When Malaysian films began to be made again in the 1990s, a series of restrictions had been placed on the books, primarily to guide Muslim censors in reviewing Hollywood movies. Among the characters banned from the screen were vampires and monsters, who could only appear in dream sequences. The first attempt to make a horror movie within the stated guidelines was the popular Pontianak Sundal Malam (2001). Its success opened the door both to more vampire movies and a loosening of the restrictions. As the industry revived, a new series of pontianak films have appeared such as Pontianak Harum Sundal Malam (2004) and its sequel and Pontianak Menjerit (2005).

Sources:

Begbie, P. J. The Malayan Peninsula. Vepery Mission Press, 1834. Rept. Kuala Lumpur: Oxford University Press, 1967. 523 pp.
Howell, Signe. Society and Cosmos: Chewong of Peninsular Malaysia. Singapore: Oxford University Press, 1984. 294 pp.
Kennedy, Raymond. The Ageless Indies. New York: John Day Company, 1942. 208 pp.

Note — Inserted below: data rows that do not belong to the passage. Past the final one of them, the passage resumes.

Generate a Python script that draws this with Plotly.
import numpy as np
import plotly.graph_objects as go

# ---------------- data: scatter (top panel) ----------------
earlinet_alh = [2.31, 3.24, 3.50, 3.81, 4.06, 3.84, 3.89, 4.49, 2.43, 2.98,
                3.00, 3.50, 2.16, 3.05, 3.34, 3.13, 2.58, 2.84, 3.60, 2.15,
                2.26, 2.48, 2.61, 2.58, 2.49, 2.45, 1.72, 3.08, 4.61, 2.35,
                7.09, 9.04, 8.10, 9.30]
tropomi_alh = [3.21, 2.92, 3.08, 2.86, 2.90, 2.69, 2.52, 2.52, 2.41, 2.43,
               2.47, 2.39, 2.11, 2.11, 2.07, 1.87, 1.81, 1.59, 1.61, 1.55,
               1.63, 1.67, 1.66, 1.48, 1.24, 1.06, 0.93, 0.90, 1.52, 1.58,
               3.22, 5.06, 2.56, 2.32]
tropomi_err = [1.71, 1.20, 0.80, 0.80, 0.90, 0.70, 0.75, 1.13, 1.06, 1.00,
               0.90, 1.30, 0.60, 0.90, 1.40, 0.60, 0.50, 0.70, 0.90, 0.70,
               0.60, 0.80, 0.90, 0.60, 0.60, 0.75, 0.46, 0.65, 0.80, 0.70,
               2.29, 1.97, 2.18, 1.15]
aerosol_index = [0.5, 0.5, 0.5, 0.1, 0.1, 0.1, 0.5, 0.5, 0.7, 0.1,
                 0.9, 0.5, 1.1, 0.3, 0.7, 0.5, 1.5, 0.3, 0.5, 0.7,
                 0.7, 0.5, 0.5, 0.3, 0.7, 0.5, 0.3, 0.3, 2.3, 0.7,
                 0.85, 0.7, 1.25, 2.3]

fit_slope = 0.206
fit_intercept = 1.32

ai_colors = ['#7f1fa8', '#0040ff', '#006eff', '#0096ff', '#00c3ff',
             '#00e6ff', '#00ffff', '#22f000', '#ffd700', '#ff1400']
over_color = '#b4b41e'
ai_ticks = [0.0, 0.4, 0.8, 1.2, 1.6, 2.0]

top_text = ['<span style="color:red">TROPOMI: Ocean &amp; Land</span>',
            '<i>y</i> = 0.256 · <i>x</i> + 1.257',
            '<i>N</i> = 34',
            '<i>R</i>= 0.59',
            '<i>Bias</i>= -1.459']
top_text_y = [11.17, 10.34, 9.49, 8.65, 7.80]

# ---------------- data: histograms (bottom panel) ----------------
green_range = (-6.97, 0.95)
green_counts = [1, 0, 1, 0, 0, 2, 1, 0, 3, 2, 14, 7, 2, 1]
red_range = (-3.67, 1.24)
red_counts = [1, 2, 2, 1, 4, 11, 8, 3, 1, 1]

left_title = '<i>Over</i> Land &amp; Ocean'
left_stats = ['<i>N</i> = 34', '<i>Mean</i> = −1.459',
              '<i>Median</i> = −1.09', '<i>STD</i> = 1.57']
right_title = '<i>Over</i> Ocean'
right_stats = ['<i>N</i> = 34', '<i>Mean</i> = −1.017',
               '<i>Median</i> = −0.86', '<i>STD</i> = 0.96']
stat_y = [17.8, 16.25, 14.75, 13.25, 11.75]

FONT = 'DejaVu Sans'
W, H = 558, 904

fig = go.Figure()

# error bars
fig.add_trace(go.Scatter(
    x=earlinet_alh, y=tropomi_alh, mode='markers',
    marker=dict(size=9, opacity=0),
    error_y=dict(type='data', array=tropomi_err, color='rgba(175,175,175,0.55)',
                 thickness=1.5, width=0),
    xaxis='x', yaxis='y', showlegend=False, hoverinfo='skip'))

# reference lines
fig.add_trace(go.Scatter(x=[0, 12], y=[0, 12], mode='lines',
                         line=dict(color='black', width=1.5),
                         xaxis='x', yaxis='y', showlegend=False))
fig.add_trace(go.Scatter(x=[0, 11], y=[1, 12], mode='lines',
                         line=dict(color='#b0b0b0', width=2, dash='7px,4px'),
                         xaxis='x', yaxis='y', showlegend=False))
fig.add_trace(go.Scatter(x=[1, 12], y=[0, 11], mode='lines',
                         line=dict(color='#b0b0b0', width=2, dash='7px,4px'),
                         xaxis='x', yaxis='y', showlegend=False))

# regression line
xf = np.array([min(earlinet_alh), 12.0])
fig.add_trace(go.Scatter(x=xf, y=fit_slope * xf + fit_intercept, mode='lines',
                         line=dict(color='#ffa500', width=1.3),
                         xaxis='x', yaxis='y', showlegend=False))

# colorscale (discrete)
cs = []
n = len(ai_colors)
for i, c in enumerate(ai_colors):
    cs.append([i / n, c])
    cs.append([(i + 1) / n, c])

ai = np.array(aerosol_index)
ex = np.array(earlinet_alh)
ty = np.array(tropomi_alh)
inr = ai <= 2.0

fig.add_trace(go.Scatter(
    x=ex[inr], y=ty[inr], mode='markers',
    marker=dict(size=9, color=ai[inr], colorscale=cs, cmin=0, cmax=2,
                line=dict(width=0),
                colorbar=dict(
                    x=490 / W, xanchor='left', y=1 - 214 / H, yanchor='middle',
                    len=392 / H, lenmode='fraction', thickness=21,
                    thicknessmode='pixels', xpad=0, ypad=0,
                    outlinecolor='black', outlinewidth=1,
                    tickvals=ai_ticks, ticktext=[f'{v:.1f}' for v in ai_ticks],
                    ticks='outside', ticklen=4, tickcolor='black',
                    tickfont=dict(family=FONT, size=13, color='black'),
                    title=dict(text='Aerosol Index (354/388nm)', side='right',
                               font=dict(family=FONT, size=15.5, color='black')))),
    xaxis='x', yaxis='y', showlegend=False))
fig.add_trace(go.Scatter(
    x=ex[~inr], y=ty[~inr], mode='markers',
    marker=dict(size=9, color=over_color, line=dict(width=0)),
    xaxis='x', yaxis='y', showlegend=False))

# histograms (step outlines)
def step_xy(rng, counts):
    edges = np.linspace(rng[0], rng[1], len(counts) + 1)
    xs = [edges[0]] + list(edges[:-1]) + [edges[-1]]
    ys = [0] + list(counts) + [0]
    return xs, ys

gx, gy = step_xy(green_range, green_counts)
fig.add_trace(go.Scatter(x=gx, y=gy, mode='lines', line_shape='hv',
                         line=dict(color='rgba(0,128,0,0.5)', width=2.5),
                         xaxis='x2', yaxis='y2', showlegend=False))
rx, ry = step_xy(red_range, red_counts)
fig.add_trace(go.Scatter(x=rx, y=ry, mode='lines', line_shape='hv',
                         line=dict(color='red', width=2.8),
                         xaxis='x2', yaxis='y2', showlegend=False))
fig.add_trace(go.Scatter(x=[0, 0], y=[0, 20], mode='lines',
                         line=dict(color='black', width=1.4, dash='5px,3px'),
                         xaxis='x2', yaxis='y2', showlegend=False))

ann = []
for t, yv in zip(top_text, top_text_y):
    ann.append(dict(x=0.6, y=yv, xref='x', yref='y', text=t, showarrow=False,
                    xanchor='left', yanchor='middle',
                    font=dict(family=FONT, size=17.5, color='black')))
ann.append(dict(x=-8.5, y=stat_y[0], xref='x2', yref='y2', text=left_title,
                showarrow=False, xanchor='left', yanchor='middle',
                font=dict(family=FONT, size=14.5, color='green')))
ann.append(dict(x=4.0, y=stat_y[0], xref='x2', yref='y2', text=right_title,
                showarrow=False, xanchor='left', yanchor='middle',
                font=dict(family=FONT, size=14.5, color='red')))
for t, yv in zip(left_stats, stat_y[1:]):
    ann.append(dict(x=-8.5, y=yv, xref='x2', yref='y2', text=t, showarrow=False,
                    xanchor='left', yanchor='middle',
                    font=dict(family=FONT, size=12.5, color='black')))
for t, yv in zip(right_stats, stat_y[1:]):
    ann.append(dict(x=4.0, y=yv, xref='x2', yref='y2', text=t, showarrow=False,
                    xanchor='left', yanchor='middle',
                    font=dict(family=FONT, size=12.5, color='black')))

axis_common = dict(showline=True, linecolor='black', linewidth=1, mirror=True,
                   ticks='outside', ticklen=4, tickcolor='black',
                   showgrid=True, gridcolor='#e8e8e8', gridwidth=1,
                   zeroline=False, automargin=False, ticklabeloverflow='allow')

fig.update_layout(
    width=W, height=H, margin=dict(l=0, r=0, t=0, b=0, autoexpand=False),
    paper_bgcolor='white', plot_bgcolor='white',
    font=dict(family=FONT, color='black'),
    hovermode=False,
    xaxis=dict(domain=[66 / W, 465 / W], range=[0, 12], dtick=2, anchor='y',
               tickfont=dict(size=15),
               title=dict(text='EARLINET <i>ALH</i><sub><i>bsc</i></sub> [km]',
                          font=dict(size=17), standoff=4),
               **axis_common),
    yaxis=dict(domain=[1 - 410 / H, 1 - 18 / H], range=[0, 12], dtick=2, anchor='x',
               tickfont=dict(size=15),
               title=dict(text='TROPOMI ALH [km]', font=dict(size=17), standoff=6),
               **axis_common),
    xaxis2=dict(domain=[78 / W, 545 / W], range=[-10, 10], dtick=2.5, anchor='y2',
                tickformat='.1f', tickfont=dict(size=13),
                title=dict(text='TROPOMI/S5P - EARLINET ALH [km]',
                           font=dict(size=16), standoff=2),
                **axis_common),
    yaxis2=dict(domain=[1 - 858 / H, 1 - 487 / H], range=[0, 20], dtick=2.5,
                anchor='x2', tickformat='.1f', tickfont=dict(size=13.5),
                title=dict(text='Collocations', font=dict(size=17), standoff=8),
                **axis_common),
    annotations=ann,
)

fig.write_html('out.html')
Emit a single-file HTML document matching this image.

Laughlin, Will. “Braineater.” Posted at http://www.braineater.com/. Accessed August 15, 2009. Lent, John A. The Asian Film Industry. Austin: University of Texas Press, 1990. 310 pp.
Skeat, Walter William. Malay Magic: An Introduction to the Folklore and Popular Religion of the Malay Peninsula. London: Macmillan and Co., 1900. 685 pp. Rept. New York: Barnes & Noble, 1966. 685 pp.
Skeat, Walter William, and Charles Otto Blagden. Pagan Races of the Malay Peninsula. 2 vols. New York: Macmillan and Company, 1906. Rept. New York: Barnes & Noble, 1966.
Winstedt, Richard. The Malay Magician Being Shaman, Saiva, and Sufi. London: Routledge and Kegan Paul, 1961. 180 pp.